Wednesday, April 12, 2006 8:21:45 PM

Post# of 17023
Trial Notes 4/12/06 Part 2

Furniss gave some background on Horowitz: BOD on Rambus, owns 1.4 million stock.

F: In the chart you prepared the other day, there was no mention of the word Bus.
H: No.
F: But in the patent it’s frequently used.
H: Yes
F: Do you know which claims are asserted?
H: No, just have a general sense which are at issue.

F: Reads the summary of invention from patent where the bus is discussed. Is that why the company is called ramBUS?
H: No. Mike started it. It was a play on words coming from the popular film at the time RAMBO! The entire court burst into laughter. LOL. [A good lawyer should know what the answer is before asking. Furniss screwed up.]

A little while later the court phone rings (rather loud). As the court lady picks it up, Whyte yells to her “Say NO DEAL!” The entire court burst into laughter again. Was that is clue to Hynix? Deal time is over???

Furniss wasn’t deterred. More on the narrow high-speed bus. He reads from a 1992 Rambus brochure:
“Rambus designed a revolutionary chip to chip bus…”
H: We were quite proud of that and achieved a high BW.
F: Other inventions increase speed?
H: Yes
F: Did block size info appear in packets?
H: Yes
F: He make a comment that Hynix dram don’t use packets. As if that makes a difference. And Horowitz commented to that effect.

F: DLL- Is the invention to put it on memory device?
H: Yes
F: Dual edge clocking- Have you seen the TI prior art scheme:
H: No
F: Does Redwine & Novac ring a bell?
H: No.
More prior art discussions.

H: At the time DRAM was simple. Wanted to remove functions. The root of the invention was to go against this and add complexity.
F: Have you heard of IRAM (Intel)?
H: No
F: IRAM increased the complexity of DRAM by moving functions from the controller to dram. [Furniss is making a good point.]

Furniss asks about claims. Horowitz replies he knows nothing about the claims.
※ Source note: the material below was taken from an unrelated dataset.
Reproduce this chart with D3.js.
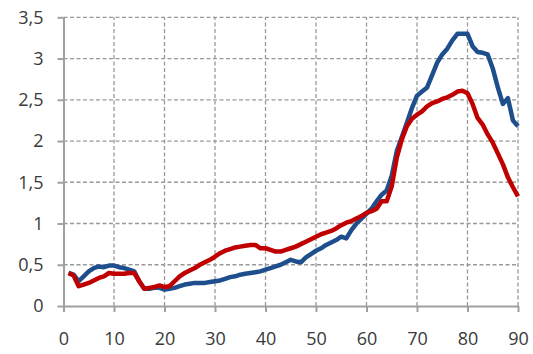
<!DOCTYPE html>
<html>
<head>
<meta charset="utf-8">
<script src="https://cdn.jsdelivr.net/npm/d3@7"></script>
<style>
  html, body { margin: 0; padding: 0; background: #fff; }
  svg { display: block; font-family: 'Open Sans', sans-serif; }
</style>
</head>
<body>
<div class="chart"></div>
<script>
'use strict'
// ages 1..90
const ages = d3.range(1, 91)
const blueValues = [
  0.40, 0.38, 0.30, 0.36, 0.42, 0.46, 0.48, 0.47, 0.49, 0.49,
  0.47, 0.46, 0.44, 0.42, 0.30, 0.21, 0.21, 0.22, 0.22, 0.20,
  0.21, 0.22, 0.24, 0.26, 0.27, 0.28, 0.28, 0.28, 0.29, 0.30,
  0.31, 0.33, 0.35, 0.36, 0.38, 0.39, 0.40, 0.41, 0.42, 0.44,
  0.46, 0.48, 0.50, 0.53, 0.56, 0.54, 0.53, 0.59, 0.63, 0.67,
  0.70, 0.74, 0.77, 0.80, 0.84, 0.82, 0.92, 1.00, 1.06, 1.12,
  1.18, 1.27, 1.35, 1.40, 1.58, 1.88, 2.05, 2.22, 2.40, 2.55,
  2.60, 2.65, 2.80, 2.95, 3.05, 3.12, 3.22, 3.30, 3.30, 3.30,
  3.15, 3.08, 3.07, 3.05, 2.88, 2.65, 2.45, 2.52, 2.25, 2.18
]
const redValues = [
  0.40, 0.37, 0.24, 0.26, 0.28, 0.31, 0.34, 0.36, 0.40, 0.39,
  0.39, 0.39, 0.40, 0.40, 0.30, 0.21, 0.22, 0.23, 0.25, 0.23,
  0.24, 0.30, 0.36, 0.40, 0.43, 0.46, 0.50, 0.53, 0.56, 0.60,
  0.64, 0.67, 0.69, 0.71, 0.72, 0.73, 0.74, 0.74, 0.70, 0.70,
  0.68, 0.66, 0.66, 0.68, 0.70, 0.72, 0.75, 0.78, 0.81, 0.84,
  0.87, 0.89, 0.91, 0.94, 0.98, 1.01, 1.03, 1.06, 1.09, 1.13,
  1.15, 1.18, 1.27, 1.27, 1.45, 1.80, 2.02, 2.18, 2.27, 2.32,
  2.36, 2.42, 2.46, 2.48, 2.51, 2.53, 2.56, 2.60, 2.61, 2.58,
  2.45, 2.28, 2.20, 2.08, 1.98, 1.85, 1.72, 1.56, 1.44, 1.33
]
const xTicks = d3.range(0, 91, 10)
const yTicks = d3.range(0, 3.51, 0.5)

const width = 533
const height = 354
const margin = { top: 17.3, right: 15, bottom: 48, left: 63.5 }

const x = d3.scaleLinear().domain([0, 90]).range([margin.left, width - margin.right])
const y = d3.scaleLinear().domain([0, 3.5]).range([height - margin.bottom, margin.top])

const fmt = function (d) { return String(d).replace('.', ',') }

const svg = d3.select('.chart').append('svg')
  .attr('width', width)
  .attr('height', height)

// grid
const grid = svg.append('g')
  .attr('stroke', '#999')
  .attr('stroke-width', 1.3)
  .attr('stroke-dasharray', '4,2.5')
grid.selectAll('.gx')
  .data(xTicks.filter(function (d) { return d > 0 }))
  .enter().append('line')
  .attr('x1', function (d) { return x(d) })
  .attr('x2', function (d) { return x(d) })
  .attr('y1', y(0))
  .attr('y2', y(3.5))
grid.selectAll('.gy')
  .data(yTicks.filter(function (d) { return d > 0 }))
  .enter().append('line')
  .attr('x1', x(0))
  .attr('x2', x(90))
  .attr('y1', function (d) { return y(d) })
  .attr('y2', function (d) { return y(d) })

// axes
const xAxis = svg.append('g')
  .attr('transform', 'translate(0,' + y(0) + ')')
  .call(d3.axisBottom(x).tickValues(xTicks).tickSize(6).tickPadding(20).tickFormat(fmt).tickSizeOuter(0))
const yAxis = svg.append('g')
  .attr('transform', 'translate(' + x(0) + ',0)')
  .call(d3.axisLeft(y).tickValues(yTicks).tickSize(6).tickPadding(14).tickFormat(fmt).tickSizeOuter(0))

;[xAxis, yAxis].forEach(function (a) {
  a.select('.domain').attr('stroke', '#a0a0a0').attr('stroke-width', 2)
  a.selectAll('.tick line').attr('stroke', '#a0a0a0').attr('stroke-width', 2)
  a.selectAll('.tick text')
    .attr('fill', '#3a3a3a')
    .style('font-size', '18px')
    .style('font-family', "'Open Sans', sans-serif")
})

// lines
const line = d3.line()
  .x(function (d) { return x(d[0]) })
  .y(function (d) { return y(d[1]) })

const series = [
  { values: blueValues, color: '#1f4e8c' },
  { values: redValues, color: '#c00000' }
]
svg.append('g').selectAll('path')
  .data(series)
  .enter().append('path')
  .attr('fill', 'none')
  .attr('stroke', function (d) { return d.color })
  .attr('stroke-width', 4.5)
  .attr('stroke-linejoin', 'round')
  .attr('stroke-linecap', 'butt')
  .attr('d', function (d) { return line(d3.zip(ages, d.values)) })
</script>
</body>
</html>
Buy it didn’t stop F from asking again, multiple times.

F: Did R file claims that were extensive and fundamental?
H: Yes. We thought they had broad applications. It became clear the 2nd half of 90’s when others were using our interface.

Furniss talks about Karp. Karp thought lots of stuff wasn’t covered by R patents. The claims are not good. Did you review claims files by Steinberg?
H: Don’t think so.
F: Did claims Steinberg write represent your inventions?
H: I’m not an expert in claim language.
F: Why did it take 8 years to get these claims?
H: Company was focused on inventing new technology. When other companies started using Rambus IP, R started new patents. Early on, protecting IP wasn’t a main focus. [note, somehow, using R IP didn‘t look good] Ha.

Getting back to the drawing Horowitz created the other day. Furniss notes that the dram 500 Mb/s BW H wrote was for RDRAM and 2.5 Gb/s was for later R devices. Not for Hynix parts.
H: Yes, but they’re getting up there.

F: The Performance Gap - has it been addressed?
H: Yes From a bandwidth perspective, not latency.
F: He pulls out the Hennacy book from yesterday and goes to the performance chart.
H: The performance of mem vs. cpu talks of access time.
F: Did Hennacy forget about BW?
H: He’s a smart man. He was making a point about access time.

F: Rambus 2005 Developer Forum Japan- Has presentation from Woo. Rambus is telling the industry that the gap is widening with conventional DRAM.
H: Speed is ambiguous. Can talk about latency or bandwidth.

There were a few other items with H, but that’s about it.

It’s Miller time and only half finished.